The first few years of English studying at school were not plain sailing for Freda.
“Trying to understand the teacher’s talk was a challenge, and endless repetition of grammar rules and tests overwhelmed my first interest in English. This was the case until an inspiring teacher’s lesson, when I found out that English learning had many dimensions! Then I started to think that learning English was fun – I liked it!”
A passion sparked, Freda continued with her studies throughout the rest of her childhood, eventually getting the chance to attend LTTC’s English courses at the age of 20, but the teachers there provided her with a new challenge to overcome.
“For the first few weeks I was anxious because I didn’t understand everything I heard. To solve the problem, I tried very hard listening to radio programs in English and to grab all the chances to talk to the teachers! I learned from those experiences that trying is the best thing you can do.”
Not long after, Freda had her first few experiences of teaching in a kindergarten and an elementary school when she was 21.
“I still remember the very first class I gave when I tried to teach the students 26 letters in one period. You can imagine how shocked the students were - it didn't go well!
“So, I went to a training organization and that was the very first formal training in teaching English in an organized curriculum that I had. Since then, I know how important it is to continuously promote my development as a teacher.”
Freda taught English for several years after her initial training course, and she is now a public elementary school English teacher. She also became a teacher trainer herself in 2008, before some changes in pedagogy in Taiwan prompted her to return to her studies.
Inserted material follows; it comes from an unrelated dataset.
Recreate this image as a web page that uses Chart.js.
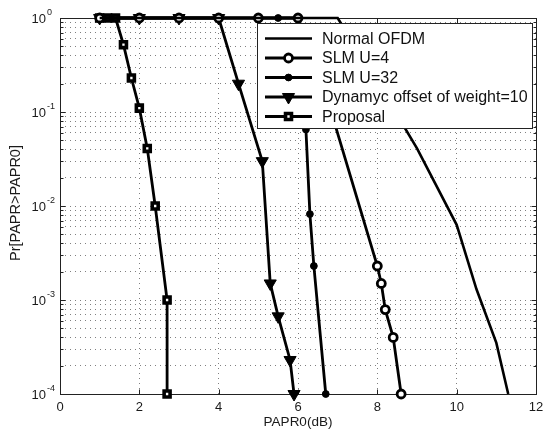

“Before CLIL (Content and Language Integrated Learning) was introduced in Taiwan, most teachers focused on vocabulary and grammar. At first, I couldn’t see how students could handle new knowledge about content when they didn’t understand the language.”
“I decided to attend a British Council's training course sponsored by the Ministry of Education in Taiwan, and I was quite amazed by the trainer’s ideas and the teaching framework introduced on the course.”
Inspired by her experiences on the course, and encouraged by her tutors, Freda decided to take the plunge and get her TYLEC qualification, which had a big impact on the way she teaches and trains.
“After doing TYLEC, my lessons are more interesting and engaging, and my students participate interactively in the class. It's really amazing!”
“Now I have a very clear rationale in my lesson design. I know how to do a lesson plan and how I can design assessment tools which align to my goals, can check my teaching efficacy and if students have learned what I intended them to”
Freda also noticed changes in the way she trained teachers after she completed TYLEC.
“Over the course I was observed by two trainers, who gave me a framework for observation, so I know how to do observations and how to make feedback developmental and interactive.
“It's not just a one-way conversation. Instead, we should ask the teacher what they thought about the lesson, and what they think they need to adjust. That is much more rewarding for them as it gives them the chance to reflect deeply on their classroom approaches.”
We asked Freda if she had any advice for teachers considering a TYLEC qualification.
“There is one thing I always say in my training - a qualified teacher promises a qualified next generation.”
“It's more like an investment - a professional investment. If you want to invest in yourself, you can help our next generation a lot, and when you have those skills or you have those qualities, you will find a more fulfilled life in the future.”
“TYLEC is a promise of a better future. I appreciate what I have learned from TYLEC, and me, my students, my teachers in training and my schools continuously benefit from it.”